Midnight Echo Issue 8 Preview – Jason Fischer
on October 17, 2012 at 8:00 amWith the release of Midnight Echo Issue 8 coming up fast, the Midnight Goblins thought it would be fun to line up our contributors and let you have a taste of what’s in store.
Don’t forget, pre-orders are now being taken for what’s gonna be a wild issue. Just click here for details.
The first suspect in our line up is Jason Fischer, who sent us a story we couldn’t refuse. It was a new take on a popular topic, and one that just worked so damn well…
* * * * *
Midnight Echo: What is your favourite short story and why?

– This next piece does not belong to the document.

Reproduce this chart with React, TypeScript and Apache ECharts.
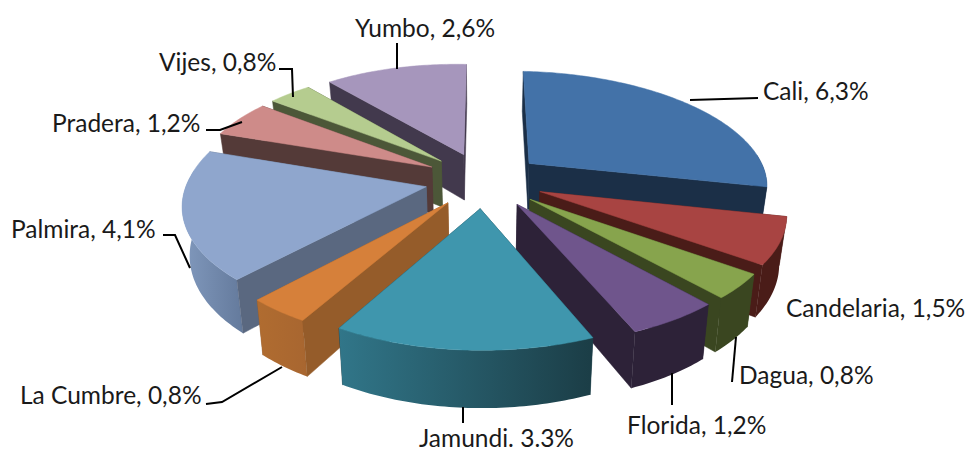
import React, { useEffect, useRef } from "react";
import * as echarts from "echarts";

const categories = ["Cali", "Candelaria", "Dagua", "Florida", "Jamundi", "La Cumbre", "Palmira", "Pradera", "Vijes", "Yumbo"];
const values = [6.3, 1.5, 0.8, 1.2, 3.3, 0.8, 4.1, 1.2, 0.8, 2.6];
const labelTexts = ["Cali, 6,3%", "Candelaria, 1,5%", "Dagua, 0,8%", "Florida, 1,2%", "Jamundi. 3.3%", "La Cumbre, 0,8%", "Palmira, 4,1%", "Pradera, 1,2%", "Vijes, 0,8%", "Yumbo, 2,6%"];
const topColors = ["#4372a8", "#a84442", "#87a44d", "#6f558c", "#3f96ad", "#d6803a", "#8fa6cd", "#ce8b89", "#b5cc8f", "#a696bc"];
const faceColors = ["#1b2f47", "#4a1c18", "#3a4620", "#2d2238", "#1b3d46", "#955c2a", "#5a6880", "#543a38", "#4c5738", "#42394d"];
const rimLeft = ["#1b2f47", "#4a1c18", "#3a4620", "#2d2238", "#317689", "#b06c30", "#8199bd", "#543a38", "#4c5738", "#42394d"];
const rimRight = ["#1b2f47", "#4a1c18", "#3a4620", "#2d2238", "#1b3d46", "#a86630", "#647a9c", "#543a38", "#4c5738", "#42394d"];
const drawOrder = [9, 0, 8, 7, 1, 6, 2, 5, 3, 4];

const labelBoxes: [number, number][] = [[763, 90], [786, 307], [739, 374], [627, 424], [419, 437], [20, 394], [11, 228], [52, 122], [159, 61], [355, 27]];
const leaders: number[][][] = [
  [[690, 100], [758, 98]],
  [],
  [[736, 337], [732, 382]],
  [[672, 373], [672, 405]],
  [[463, 407], [463, 423]],
  [[282, 367], [222, 402], [206, 404]],
  [[163, 235], [175, 235], [190, 268]],
  [[206, 130], [220, 130], [242, 122]],
  [[279, 69], [292, 69], [293, 97]],
  [[397, 43], [397, 69]],
];

const CX = 484, CY = 180, RX = 240, RY = 110.7, K = 0.15, EXPLODE = 0.25, H = 47;
const total = values.reduce((a, b) => a + b, 0);

function project(X: number, Y: number, bottom: boolean): number[] {
  const s = 1 / (1 - K * Y);
  const skew = Y > 0 ? -5 * Y : 0;
  const rx = X < 0 ? RX * 0.985 : RX;
  let x = CX + rx * X * s + skew;
  let y = CY + RY * Y * s + 4 * X;
  if (bottom) {
    x = CX + (x - CX) * 0.975;
    y += H * s;
  }
  return [x, y];
}

function renderSlice(_: any, api: any) {
  const idx = api.value(1) as number;
  let before = 0;
  for (let i = 0; i < idx; i++) before += values[i];
  const a0 = (before / total) * Math.PI * 2;
  const a1 = ((before + values[idx]) / total) * Math.PI * 2;
  const mid = (a0 + a1) / 2;
  const ox = Math.sin(mid) * EXPLODE;
  const oy = -Math.cos(mid) * EXPLODE;
  const pt = (r: number, a: number, b: boolean) => project(ox + r * Math.sin(a), oy - r * Math.cos(a), b);
  const poly = (points: number[][], fill: any) => ({
    type: "polygon", silent: true,
    shape: { points },
    style: { fill, stroke: typeof fill === "string" ? fill : "none", lineWidth: 0.5 },
  });
  const steps = Math.max(8, Math.ceil((a1 - a0) * 60));
  const topArc: number[][] = [], rimTop: number[][] = [], rimBottom: number[][] = [];
  for (let i = 0; i <= steps; i++) {
    const a = a0 + ((a1 - a0) * i) / steps;
    topArc.push(pt(1, a, false));
    if (-Math.cos(a) > -0.12) {
      rimTop.push(pt(1, a, false));
      rimBottom.push(pt(1, a, true));
    }
  }
  const top = poly([pt(0, a0, false), ...topArc], topColors[idx]);
  const face = (a: number) => poly([pt(0, a, false), pt(1, a, false), pt(1, a, true), pt(0, a, true)], faceColors[idx]);
  const startVisible = -Math.cos(a0 - Math.PI / 2) > 0;
  const endVisible = -Math.cos(a1 + Math.PI / 2) > 0;
  const children: any[] = [];
  if (!startVisible) children.push(face(a0));
  if (!endVisible) children.push(face(a1));
  if (rimTop.length > 1) {
    children.push(poly([...rimTop, ...rimBottom.reverse()], {
      type: "linear", x: 0, y: 0, x2: 1, y2: 0,
      colorStops: [{ offset: 0, color: rimLeft[idx] }, { offset: 1, color: rimRight[idx] }],
    }));
  }
  if (startVisible) children.push(face(a0));
  if (endVisible) children.push(face(a1));
  children.push(top);
  return { type: "group", children };
}

export default function App() {
  const ref = useRef<HTMLDivElement>(null);
  useEffect(() => {
    document.body.style.margin = "0";
    const chart = echarts.init(ref.current!, undefined, { renderer: "svg" });
    const graphic: any[] = [];
    leaders.forEach((points) => {
      if (points.length) graphic.push({
        type: "polyline", silent: true, shape: { points },
        style: { stroke: "#000000", lineWidth: 2, fill: "none" }, z: 10,
      });
    });
    labelBoxes.forEach(([x, y], i) => {
      graphic.push({
        type: "text", silent: true, x, y, z: 11,
        style: { text: labelTexts[i], fill: "#1a1a1a", font: '24.5px Lato', textAlign: "left", textVerticalAlign: "middle" },
      });
    });
    chart.setOption({
      animation: false,
      backgroundColor: "#ffffff",
      graphic,
      series: [{
        type: "custom",
        name: "Municipios",
        coordinateSystem: "none",
        clip: false,
        renderItem: renderSlice,
        data: drawOrder.map((i) => ({ name: categories[i], value: [values[i], i] })),
      }],
    });
    return () => chart.dispose();
  }, []);
  return <div ref={ref} style={{ width: 969, height: 450 }} />;
}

Jason Fischer: That is a trick question, no-one can narrow it down to one story. Here, have three, it’s the best I can do!
“Wives” by Paul Haines – okay, it’s a novella, but brilliant all the same. The man came up with the most evocative Australian dystopia I’ve seen in ages. There is not a single likeable character in the piece, only oppressors and victims. Slavery, brutality, it’s got the works, but it’s all in there for a reason. Probably the closest thing to a perfectly realised dystopia, and one of Paul’s finest works.
“On the Far Side of the Cadillac Desert with Dead Folks” by Joe R Lansdale. Because it’s just so gonzo and brutal and fun. If it was ever filmed, it would push Tarantino to his limit (because no-one else could pull this off).
And everything in the Vance-themed anthology “Songs of the Dying Earth” (George RR Martin, Neil Gaiman etc etc). Because it is such a brilliant concept, and 99% of the authors pull it off with aplomb. So really, this is like my thirty or so favourite stories. My answer stands!
Midnight Echo: What was the inspiration behind Pigroot Flat?
Jason: I started off with a very conscious decision to write a reverse Wolf Creek. A protagonist who is actually quite evil, but understandable, maybe even an object of sympathy. Throw in an Aussie-flavoured zombie apocalypse as I am wont to do, and there is the backbone of the story.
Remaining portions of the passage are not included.